> **DATA LINES**:
—————
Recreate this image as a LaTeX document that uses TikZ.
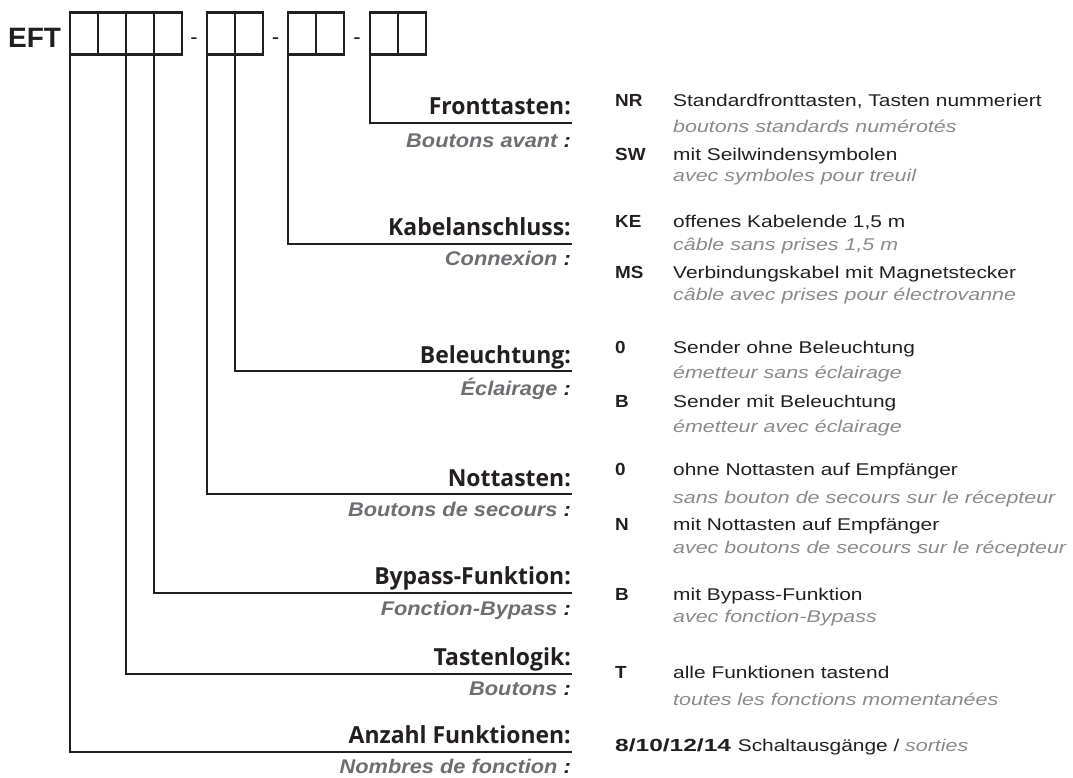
\documentclass[tikz,border=0pt]{standalone}
\usepackage{fontspec}
\setmainfont{Liberation Sans}
\newfontfamily\labelfont{Open Sans}[FakeStretch=0.975]
\newfontfamily\frfont{Liberation Sans}[FakeStretch=1.1]
\newfontfamily\widefont{Liberation Sans}[FakeStretch=1.23]
\newfontfamily\wideitfont{Liberation Sans}[FakeStretch=1.26]
\newfontfamily\codefont{Liberation Sans}[FakeStretch=1.08]
\newfontfamily\numfont{Liberation Sans}[FakeStretch=1.4]
\definecolor{ink}{HTML}{231F20}
\definecolor{frgray}{HTML}{6D6E71}
\definecolor{ltgray}{HTML}{8A8A8C}
\tikzset{
  cell/.style={draw=ink,line width=2.8pt,inner sep=0pt,outer sep=0pt,
    minimum width=28pt,minimum height=42.2pt},
  conn/.style={draw=ink,line width=2.2pt},
  delabel/.style={anchor=base east,inner sep=0pt,text=ink,
    font=\labelfont\bfseries\fontsize{23.5}{25}\selectfont},
  frlabel/.style={anchor=base east,inner sep=0pt,text=frgray,
    font=\frfont\bfseries\itshape\fontsize{19.8}{22}\selectfont},
  codetxt/.style={anchor=base west,inner sep=0pt,text=ink,
    font=\codefont\bfseries\fontsize{17.5}{20}\selectfont},
  desctxt/.style={anchor=base west,inner sep=0pt,text=ink,
    font=\widefont\fontsize{17}{19}\selectfont},
  transtxt/.style={anchor=base west,inner sep=0pt,text=ltgray,
    font=\wideitfont\itshape\fontsize{17}{19}\selectfont},
  sep/.style={anchor=base,inner sep=0pt,text=ink,font=\fontsize{22}{24}\selectfont}
}
\begin{document}
\begin{tikzpicture}[x=1pt,y=-1pt]
\useasboundingbox (0,0) rectangle (1073,778);

% type code header
\node[anchor=base west,inner sep=0pt,text=ink,font=\bfseries\fontsize{28}{30}\selectfont] (eft) at (8,48) {EFT};
\node[cell] (a1) at (84,33.4) {};
\node[cell] (a2) at (112,33.4) {};
\node[cell] (a3) at (140,33.4) {};
\node[cell] (a4) at (168,33.4) {};
\node[sep] (d1) at (194,44.6) {-};
\node[cell] (b1) at (221,33.4) {};
\node[cell] (b2) at (249,33.4) {};
\node[sep] (d2) at (275.5,44.6) {-};
\node[cell] (c1) at (302,33.4) {};
\node[cell] (c2) at (330,33.4) {};
\node[sep] (d3) at (357,44.6) {-};
\node[cell] (e1) at (384,33.4) {};
\node[cell] (e2) at (412,33.4) {};

% line ends under the labels
\coordinate (fEnd) at (572,123);
\coordinate (kEnd) at (572,244);
\coordinate (bEnd) at (572,371);
\coordinate (nEnd) at (572,494);
\coordinate (yEnd) at (572,593);
\coordinate (tEnd) at (572,674);
\coordinate (aEnd) at (572,752);

\draw[conn] (e1.south west) |- (fEnd);
\draw[conn] (c1.south west) |- (kEnd);
\draw[conn] (b2.south west) |- (bEnd);
\draw[conn] (b1.south west) |- (nEnd);
\draw[conn] (a4.south west) |- (yEnd);
\draw[conn] (a3.south west) |- (tEnd);
\draw[conn] (a1.south west) |- (aEnd);

% field names
\node[delabel] (fDe) at (571,115) {Fronttasten:};
\node[frlabel] (fFr) at (571,148) {Boutons avant \textcolor{ink}{:}};
\node[delabel] (kDe) at (571,236) {Kabelanschluss:};
\node[frlabel] (kFr) at (571,265) {Connexion \textcolor{ink}{:}};
\node[delabel] (bDe) at (571,363) {Beleuchtung:};
\node[frlabel] (bFr) at (571,395) {Éclairage \textcolor{ink}{:}};
\node[delabel] (nDe) at (571,486) {Nottasten:};
\node[frlabel] (nFr) at (571,516) {Boutons de secours \textcolor{ink}{:}};
\node[delabel] (yDe) at (571,584) {Bypass-Funktion:};
\node[frlabel] (yFr) at (571,615) {Fonction-Bypass \textcolor{ink}{:}};
\node[delabel] (tDe) at (571,665) {Tastenlogik:};
\node[frlabel] (tFr) at (571,695) {Boutons \textcolor{ink}{:}};
\node[delabel] (aDe) at (571,743) {Anzahl Funktionen:};
\node[frlabel] (aFr) at (571,773) {Nombres de fonction \textcolor{ink}{:}};

% options
\node[codetxt] (oNR) at (615,107) {NR};
\node[desctxt] (oNRd) at (673,107) {Standardfronttasten, Tasten nummeriert};
\node[transtxt] (oNRt) at (673,133) {boutons standards numérotés};
\node[codetxt] (oSW) at (615,161) {SW};
\node[desctxt] (oSWd) at (673,161) {mit Seilwindensymbolen};
\node[transtxt] (oSWt) at (673,182) {avec symboles pour treuil};

\node[codetxt] (oKE) at (615,227) {KE};
\node[desctxt] (oKEd) at (673,227) {offenes Kabelende 1,5 m};
\node[transtxt] (oKEt) at (673,250) {câble sans prises 1,5 m};
\node[codetxt] (oMS) at (615,278) {MS};
\node[desctxt] (oMSd) at (673,278) {Verbindungskabel mit Magnetstecker};
\node[transtxt] (oMSt) at (673,300) {câble avec prises pour électrovanne};

\node[codetxt] (oB0) at (615,353) {0};
\node[desctxt] (oB0d) at (673,353) {Sender ohne Beleuchtung};
\node[transtxt] (oB0t) at (673,378) {émetteur sans éclairage};
\node[codetxt] (oBB) at (615,407) {B};
\node[desctxt] (oBBd) at (673,407) {Sender mit Beleuchtung};
\node[transtxt] (oBBt) at (673,432) {émetteur avec éclairage};

\node[codetxt] (oN0) at (615,475) {0};
\node[desctxt] (oN0d) at (673,475) {ohne Nottasten auf Empfänger};
\node[transtxt] (oN0t) at (673,503) {sans bouton de secours sur le récepteur};
\node[codetxt] (oNN) at (615,530) {N};
\node[desctxt] (oNNd) at (673,530) {mit Nottasten auf Empfänger};
\node[transtxt] (oNNt) at (673,553) {avec boutons de secours sur le récepteur};

\node[codetxt] (oYB) at (615,600) {B};
\node[desctxt] (oYBd) at (673,600) {mit Bypass-Funktion};
\node[transtxt] (oYBt) at (673,622) {avec fonction-Bypass};

\node[codetxt] (oTT) at (615,678) {T};
\node[desctxt] (oTTd) at (673,678) {alle Funktionen tastend};
\node[transtxt] (oTTt) at (673,705) {toutes les fonctions momentanées};

\node[desctxt] (oA) at (615,751) {{\numfont\bfseries\fontsize{17.5}{20}\selectfont 8/10/12/14}\hspace{1pt} Schaltausgänge / \textcolor{ltgray}{\wideitfont\itshape sorties}};
\end{tikzpicture}
\end{document}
—————
> **TASK STATEMENT**: Pictures in the data above should not be copied; transcribe everything else exactly.

> **TASK ANSWER**:
Recreate this image as a LaTeX document that uses TikZ.
\documentclass[tikz,border=0pt]{standalone}
\usepackage{fontspec}
\setmainfont{Liberation Sans}
\newfontfamily\labelfont{Open Sans}[FakeStretch=0.975]
\newfontfamily\frfont{Liberation Sans}[FakeStretch=1.1]
\newfontfamily\widefont{Liberation Sans}[FakeStretch=1.23]
\newfontfamily\wideitfont{Liberation Sans}[FakeStretch=1.26]
\newfontfamily\codefont{Liberation Sans}[FakeStretch=1.08]
\newfontfamily\numfont{Liberation Sans}[FakeStretch=1.4]
\definecolor{ink}{HTML}{231F20}
\definecolor{frgray}{HTML}{6D6E71}
\definecolor{ltgray}{HTML}{8A8A8C}
\tikzset{
  cell/.style={draw=ink,line width=2.8pt,inner sep=0pt,outer sep=0pt,
    minimum width=28pt,minimum height=42.2pt},
  conn/.style={draw=ink,line width=2.2pt},
  delabel/.style={anchor=base east,inner sep=0pt,text=ink,
    font=\labelfont\bfseries\fontsize{23.5}{25}\selectfont},
  frlabel/.style={anchor=base east,inner sep=0pt,text=frgray,
    font=\frfont\bfseries\itshape\fontsize{19.8}{22}\selectfont},
  codetxt/.style={anchor=base west,inner sep=0pt,text=ink,
    font=\codefont\bfseries\fontsize{17.5}{20}\selectfont},
  desctxt/.style={anchor=base west,inner sep=0pt,text=ink,
    font=\widefont\fontsize{17}{19}\selectfont},
  transtxt/.style={anchor=base west,inner sep=0pt,text=ltgray,
    font=\wideitfont\itshape\fontsize{17}{19}\selectfont},
  sep/.style={anchor=base,inner sep=0pt,text=ink,font=\fontsize{22}{24}\selectfont}
}
\begin{document}
\begin{tikzpicture}[x=1pt,y=-1pt]
\useasboundingbox (0,0) rectangle (1073,778);

% type code header
\node[anchor=base west,inner sep=0pt,text=ink,font=\bfseries\fontsize{28}{30}\selectfont] (eft) at (8,48) {EFT};
\node[cell] (a1) at (84,33.4) {};
\node[cell] (a2) at (112,33.4) {};
\node[cell] (a3) at (140,33.4) {};
\node[cell] (a4) at (168,33.4) {};
\node[sep] (d1) at (194,44.6) {-};
\node[cell] (b1) at (221,33.4) {};
\node[cell] (b2) at (249,33.4) {};
\node[sep] (d2) at (275.5,44.6) {-};
\node[cell] (c1) at (302,33.4) {};
\node[cell] (c2) at (330,33.4) {};
\node[sep] (d3) at (357,44.6) {-};
\node[cell] (e1) at (384,33.4) {};
\node[cell] (e2) at (412,33.4) {};

% line ends under the labels
\coordinate (fEnd) at (572,123);
\coordinate (kEnd) at (572,244);
\coordinate (bEnd) at (572,371);
\coordinate (nEnd) at (572,494);
\coordinate (yEnd) at (572,593);
\coordinate (tEnd) at (572,674);
\coordinate (aEnd) at (572,752);

\draw[conn] (e1.south west) |- (fEnd);
\draw[conn] (c1.south west) |- (kEnd);
\draw[conn] (b2.south west) |- (bEnd);
\draw[conn] (b1.south west) |- (nEnd);
\draw[conn] (a4.south west) |- (yEnd);
\draw[conn] (a3.south west) |- (tEnd);
\draw[conn] (a1.south west) |- (aEnd);

% field names
\node[delabel] (fDe) at (571,115) {Fronttasten:};
\node[frlabel] (fFr) at (571,148) {Boutons avant \textcolor{ink}{:}};
\node[delabel] (kDe) at (571,236) {Kabelanschluss:};
\node[frlabel] (kFr) at (571,265) {Connexion \textcolor{ink}{:}};
\node[delabel] (bDe) at (571,363) {Beleuchtung:};
\node[frlabel] (bFr) at (571,395) {Éclairage \textcolor{ink}{:}};
\node[delabel] (nDe) at (571,486) {Nottasten:};
\node[frlabel] (nFr) at (571,516) {Boutons de secours \textcolor{ink}{:}};
\node[delabel] (yDe) at (571,584) {Bypass-Funktion:};
\node[frlabel] (yFr) at (571,615) {Fonction-Bypass \textcolor{ink}{:}};
\node[delabel] (tDe) at (571,665) {Tastenlogik:};
\node[frlabel] (tFr) at (571,695) {Boutons \textcolor{ink}{:}};
\node[delabel] (aDe) at (571,743) {Anzahl Funktionen:};
\node[frlabel] (aFr) at (571,773) {Nombres de fonction \textcolor{ink}{:}};

% options
\node[codetxt] (oNR) at (615,107) {NR};
\node[desctxt] (oNRd) at (673,107) {Standardfronttasten, Tasten nummeriert};
\node[transtxt] (oNRt) at (673,133) {boutons standards numérotés};
\node[codetxt] (oSW) at (615,161) {SW};
\node[desctxt] (oSWd) at (673,161) {mit Seilwindensymbolen};
\node[transtxt] (oSWt) at (673,182) {avec symboles pour treuil};

\node[codetxt] (oKE) at (615,227) {KE};
\node[desctxt] (oKEd) at (673,227) {offenes Kabelende 1,5 m};
\node[transtxt] (oKEt) at (673,250) {câble sans prises 1,5 m};
\node[codetxt] (oMS) at (615,278) {MS};
\node[desctxt] (oMSd) at (673,278) {Verbindungskabel mit Magnetstecker};
\node[transtxt] (oMSt) at (673,300) {câble avec prises pour électrovanne};

\node[codetxt] (oB0) at (615,353) {0};
\node[desctxt] (oB0d) at (673,353) {Sender ohne Beleuchtung};
\node[transtxt] (oB0t) at (673,378) {émetteur sans éclairage};
\node[codetxt] (oBB) at (615,407) {B};
\node[desctxt] (oBBd) at (673,407) {Sender mit Beleuchtung};
\node[transtxt] (oBBt) at (673,432) {émetteur avec éclairage};

\node[codetxt] (oN0) at (615,475) {0};
\node[desctxt] (oN0d) at (673,475) {ohne Nottasten auf Empfänger};
\node[transtxt] (oN0t) at (673,503) {sans bouton de secours sur le récepteur};
\node[codetxt] (oNN) at (615,530) {N};
\node[desctxt] (oNNd) at (673,530) {mit Nottasten auf Empfänger};
\node[transtxt] (oNNt) at (673,553) {avec boutons de secours sur le récepteur};

\node[codetxt] (oYB) at (615,600) {B};
\node[desctxt] (oYBd) at (673,600) {mit Bypass-Funktion};
\node[transtxt] (oYBt) at (673,622) {avec fonction-Bypass};

\node[codetxt] (oTT) at (615,678) {T};
\node[desctxt] (oTTd) at (673,678) {alle Funktionen tastend};
\node[transtxt] (oTTt) at (673,705) {toutes les fonctions momentanées};

\node[desctxt] (oA) at (615,751) {{\numfont\bfseries\fontsize{17.5}{20}\selectfont 8/10/12/14}\hspace{1pt} Schaltausgänge / \textcolor{ltgray}{\wideitfont\itshape sorties}};
\end{tikzpicture}
\end{document}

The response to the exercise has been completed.